Board minutes archive AI — for nonprofits and co-ops

Multi-year board minutes are governance gold but nobody reads them. Here's how to make them queryable for trustees, members, and auditors.

Nonprofit, co-op, HOA, parish council, school board — every organisation that's existed for more than five years has a pile of board minutes nobody reads. New trustees ask "what's our history on this issue?" and the answer is a glassy-eyed shrug.

A SeekFiles AI assistant scoped to your board minutes makes the institutional memory searchable. Not as a replacement for governance — as a tool for it.

The setup

  1. Upload every board meeting minutes document you have. PDFs, DOCX, even scanned old paper minutes (OCR handles them).
  2. Name files YYYY-MM-DD Board Minutes.pdf for easy chronological reference.
  3. Build a "Board Archive" Assistant scoped to the folder.
  4. Restrict access — typically board members, ED, secretary, auditors.

Questions a board archive should answer

  • "When did we last discuss raising membership dues? What was decided?"
  • "Has the board ever voted on a partnership with X-Organization? What was the outcome?"
  • "What's our policy on staff bonuses — has it been formally codified in any meeting?"
  • "Find every motion that mentions our endowment policy."
  • "How many board votes have been split (non-unanimous) in the past three years?"

Each answer cites the specific meeting + page. The board secretary can quickly verify before quoting.

Why this matters

  • Continuity across board turnover. New trustees can self-serve historical context.
  • Avoiding rehash. "Didn't we already settle this in 2022?" — now you can check in 60 seconds.
  • Audit trail. External auditors often ask "show me the minutes where this was discussed." Search instead of binder-flipping.
  • Member transparency. Some orgs make a subset of minutes public; the public Assistant version handles member questions without staff effort.

Hygiene and ethics

  • Executive session distinctions. Most boards have private executive-session content (personnel, legal, financial). Keep these in a separate Assistant with restricted access.
  • Member privacy. If minutes mention members by name (complaints, dues issues), apply your privacy policy strictly — and don't make those public.
  • Don't replace governance with AI. The Assistant helps you find context faster; the board still makes decisions.

Workflow

  • After each meeting: approve minutes → upload to the Assistant.
  • Monthly: secretary checks the Assistant has up-to-date content.
  • Annually: ask the Assistant for a year-in-review ("major decisions this year, by topic").
  • At elections / turnover: new trustees get a "history of major issues" briefing pulled from the Assistant.

Use cases by org type

Nonprofit board

  • Donor history, grant compliance, program decisions.
  • Auditor support during 990 prep.
  • Bylaws-amendment history.

Co-op / housing association

  • Past assessments, capital expenditure decisions, rule changes.
  • Member dispute resolution (with redacted access).

HOA

  • Architectural review decisions, fine history, vendor selections.
  • Recurring rule clarifications ("can we paint our door this colour?" → "the 2019 ARC meeting decided X").

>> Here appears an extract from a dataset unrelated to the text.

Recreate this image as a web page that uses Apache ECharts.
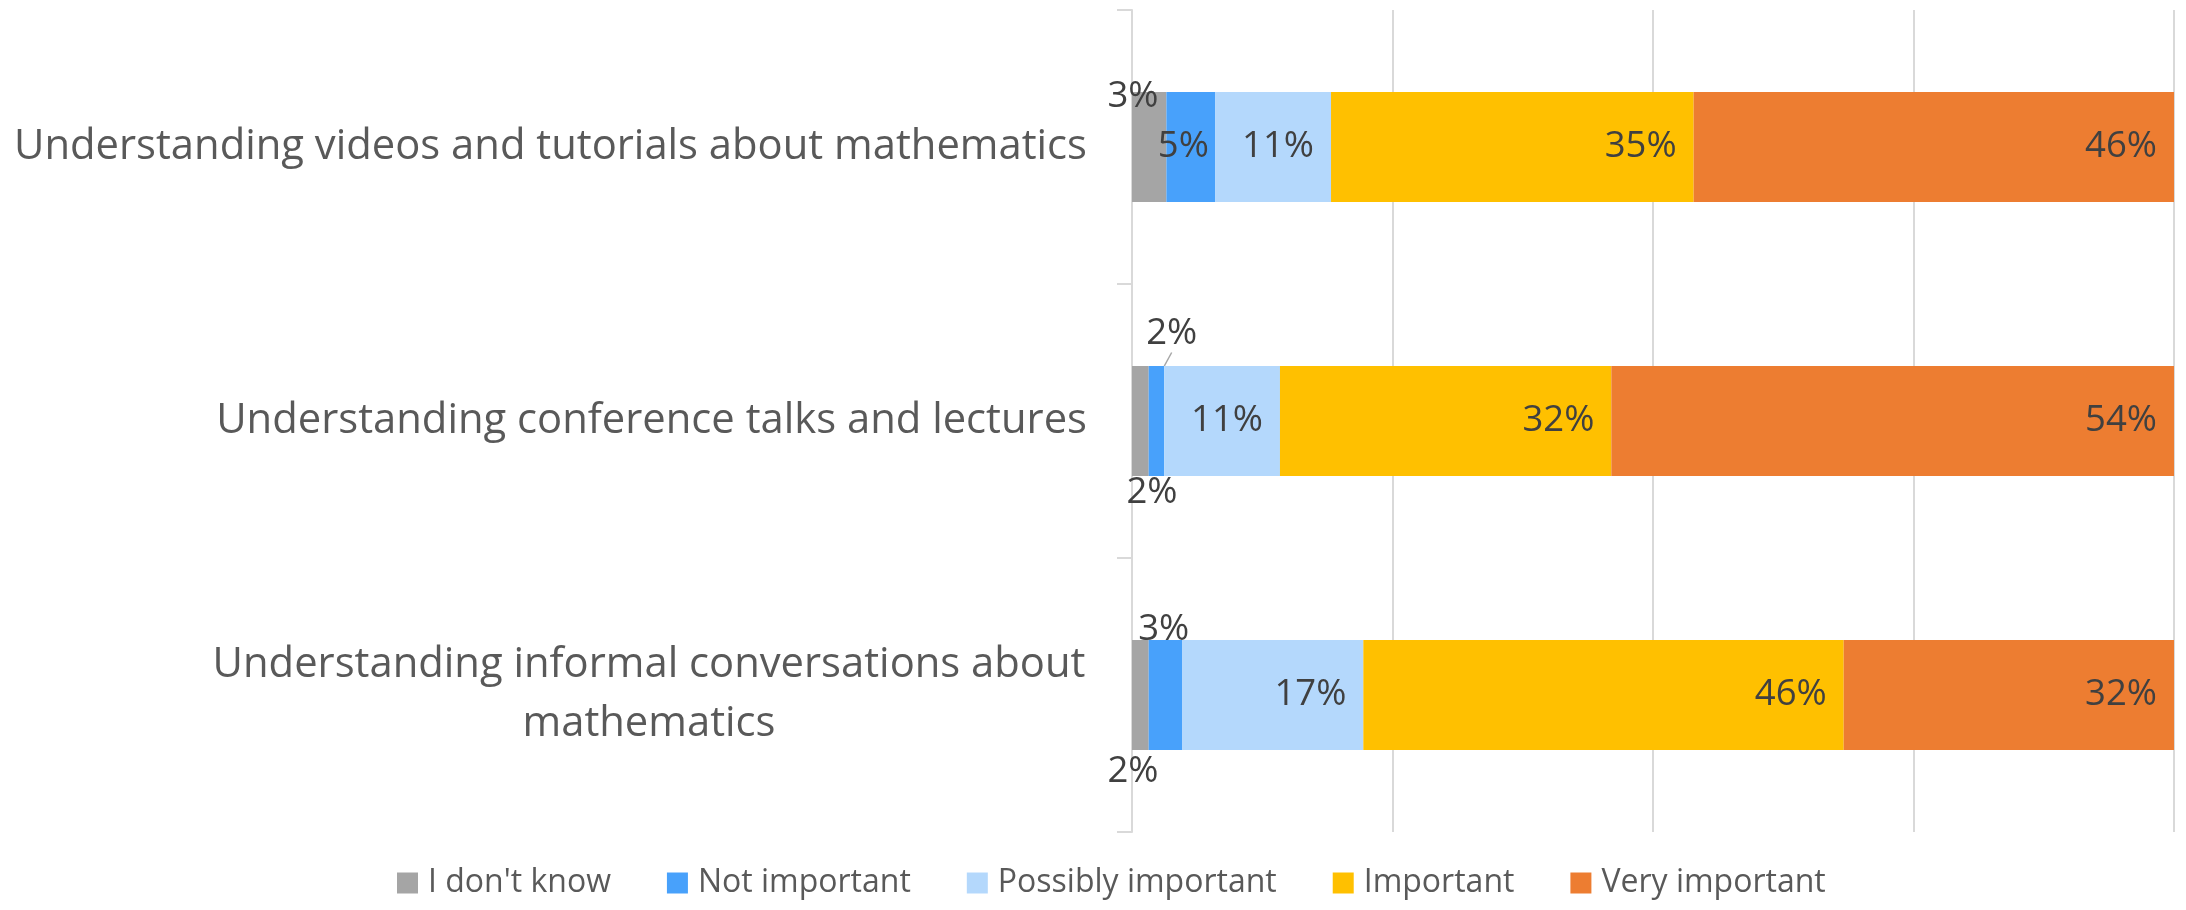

Parish / religious council

  • Ministry program history, capital projects, staffing decisions.

Pitfalls

  • Garbage minutes in, garbage out. If your meetings produce vague minutes ("discussed several items"), AI can't extract specifics that aren't there.
  • Confidentiality drift. Be careful what's marked confidential vs public.
  • Don't AI your way out of taking proper minutes. The discipline of writing clear minutes still matters.

A note for sector

Many boards in the PH (parish councils, school boards, co-ops) have minutes going back decades on paper. OCRing those, indexing them, and making them searchable is one of the highest-leverage uses of this technology in the nonprofit sector right now.

Talk to the org's secretary. They probably have the binders. Two weekends of work turns 30 years of governance into a queryable archive.